### Instruction
Filter for the word "matplotlib" and keep each matching line.

### Data records
-- START --
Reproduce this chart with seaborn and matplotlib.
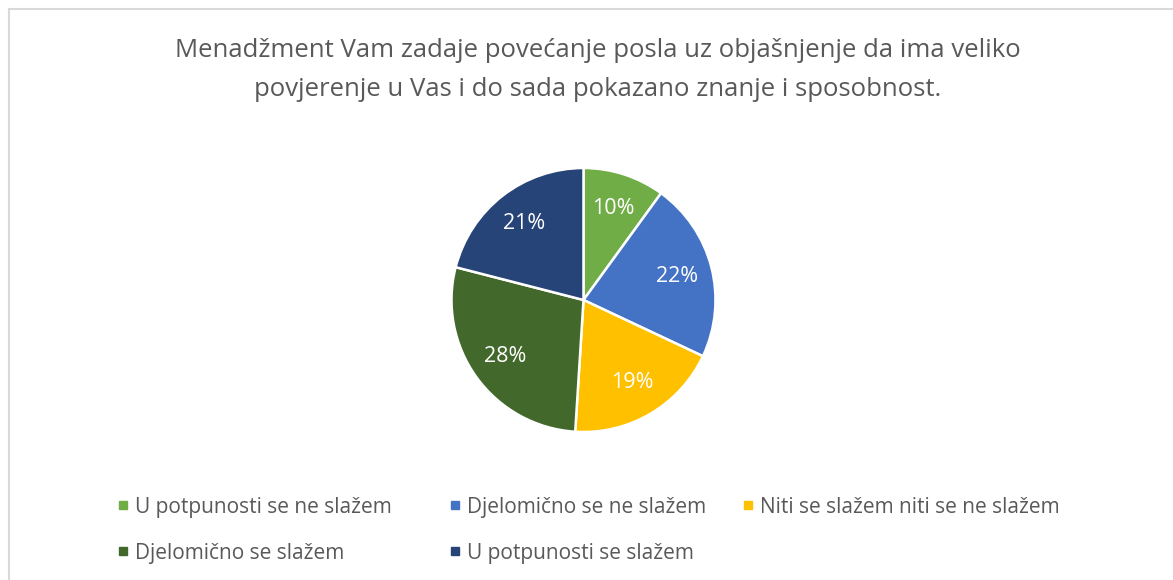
import matplotlib
matplotlib.use("Agg")
import matplotlib.pyplot as plt
from matplotlib.lines import Line2D
from matplotlib.patches import Rectangle
import seaborn as sns

categories = [
    "U potpunosti se ne slažem",
    "Djelomično se ne slažem",
    "Niti se slažem niti se ne slažem",
    "Djelomično se slažem",
    "U potpunosti se slažem",
]
shares = [10, 22, 19, 28, 21]
colors = ["#70AD47", "#4472C4", "#FFC000", "#43682B", "#264478"]
title = ("Menadžment Vam zadaje povećanje posla uz objašnjenje da ima veliko\n"
         "povjerenje u Vas i do sada pokazano znanje i sposobnost.")

sns.set_theme(style="white")
plt.rcParams["font.family"] = ["Open Sans", "DejaVu Sans"]

W, H = 1173, 580
fig = plt.figure(figsize=(W / 100, H / 100), dpi=100)
fig.patch.set_facecolor("white")

# chart frame (runs off the right and bottom edges)
fig.add_artist(Rectangle((8.5 / W, -0.1), 1.2, 1.1 - 9.5 / H, transform=fig.transFigure,
                         fill=False, edgecolor="#D9D9D9", linewidth=1.5))

fig.text(598 / W, 1 - 70 / H, title, ha="center", va="center", fontsize=18.5,
         color="#595959", linespacing=1.72)

cx, cy, r = 583.5, 300, 132
ax = fig.add_axes([(cx - r) / W, (H - cy - r) / H, 2 * r / W, 2 * r / H])
wedges, texts, autotexts = ax.pie(
    shares, colors=colors, startangle=90, counterclock=False, radius=1,
    autopct=lambda p: f"{p:.0f}%", pctdistance=0.73,
    wedgeprops=dict(edgecolor="white", linewidth=1.8),
    textprops=dict(color="white", fontsize=15.5),
)
ax.set_xlim(-1, 1)
ax.set_ylim(-1, 1)
ax.set_aspect("equal")
ax.axis("off")

# legend laid out in rows of three, one legend per column
handles = [Line2D([], [], marker="s", linestyle="none", markersize=6,
                  markerfacecolor=c, markeredgecolor=c) for c in colors]
col_x = [101, 433, 726]
for j, x in enumerate(col_x):
    fig.legend(handles[j::3], categories[j::3], loc="upper left",
               bbox_to_anchor=(x / W, 1 - 482 / H), frameon=False,
               fontsize=15, labelcolor="#595959", handletextpad=0.25,
               handlelength=0.7, labelspacing=1.2, borderpad=0.2)

fig.savefig("out.png", dpi=100, facecolor="white")
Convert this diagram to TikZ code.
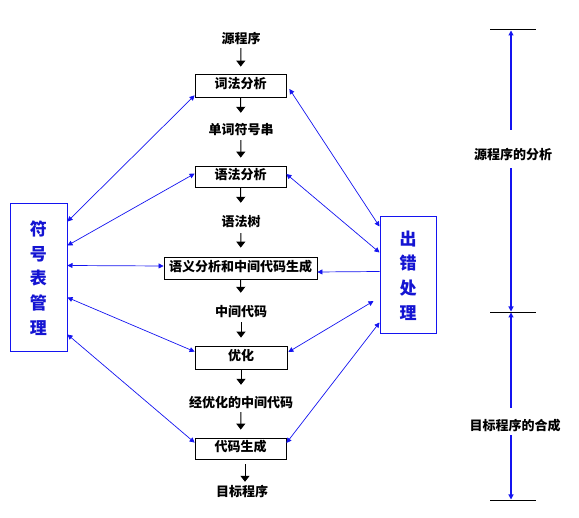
-- END --
### Complete output
Reproduce this chart with seaborn and matplotlib.
import matplotlib
matplotlib.use("Agg")
import matplotlib.pyplot as plt
from matplotlib.lines import Line2D
from matplotlib.patches import Rectangle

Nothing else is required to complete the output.